TO THERESA May, Jeremy Corbyn and many others, politics – and policy-making – is a numbers game as they use statistics, and semantics, to justify their approach to public services.
It is why the Prime Minister always points out that the NHS is now the beneficiary of record levels of investment and that these sums far exceed those promised by Labour at the last election.
However this investment – an extra £20bn a year by 2023 – will not be spent to its optimum if the NHS continues to have insufficient nurses and doctors to treat patients and has to rely on ‘agency’ staff.
Yet what is so frustrating is that the recruitment and retention of NHS staff is one of those issues – adult social care is another – that has been neglected over the past 1,000 days because of Brexit.
Without clarity over Britain’s departure from the EU and the country’s future policy on migration, it is very difficult for the NHS – and other sectors of the economy – to plan ahead and the intervention today by the leading health think-tanks is a timely reminder about the need for swift action.

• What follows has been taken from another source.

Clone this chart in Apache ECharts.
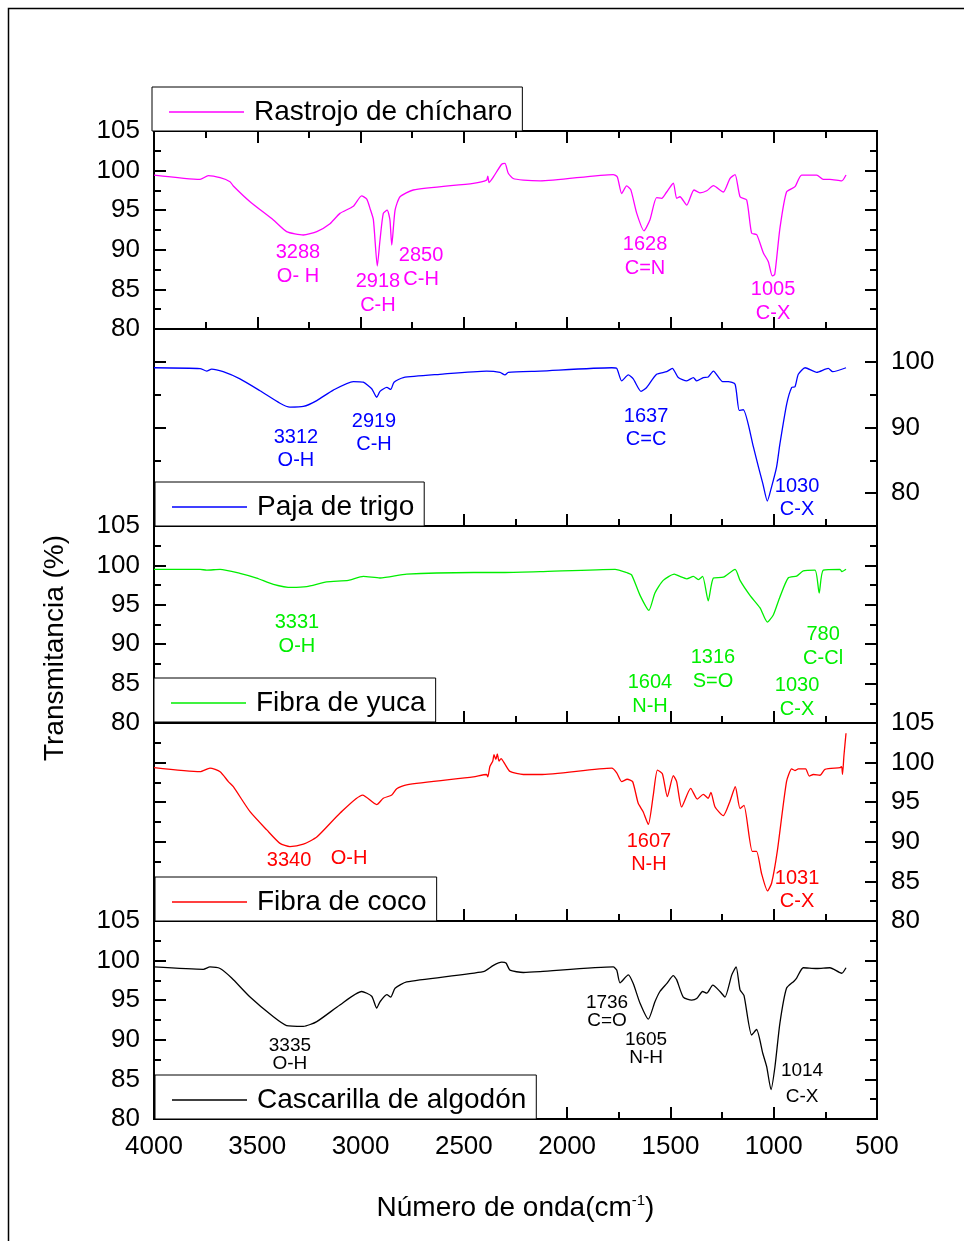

As well as the NHS being able to recruit staff from overseas, Ministers need to reappraise training bursaries so more people can be incentivised to pursue careers in medicine, nursing and care.
And given the length of time that it takes to train doctors and nurses, the Government needs to understand why so many trained staff are leaving the medical profession – and act accordingly. If not, staff shortages – and increased waiting times – will only increase and make a mockery of the Government’s funding commitment.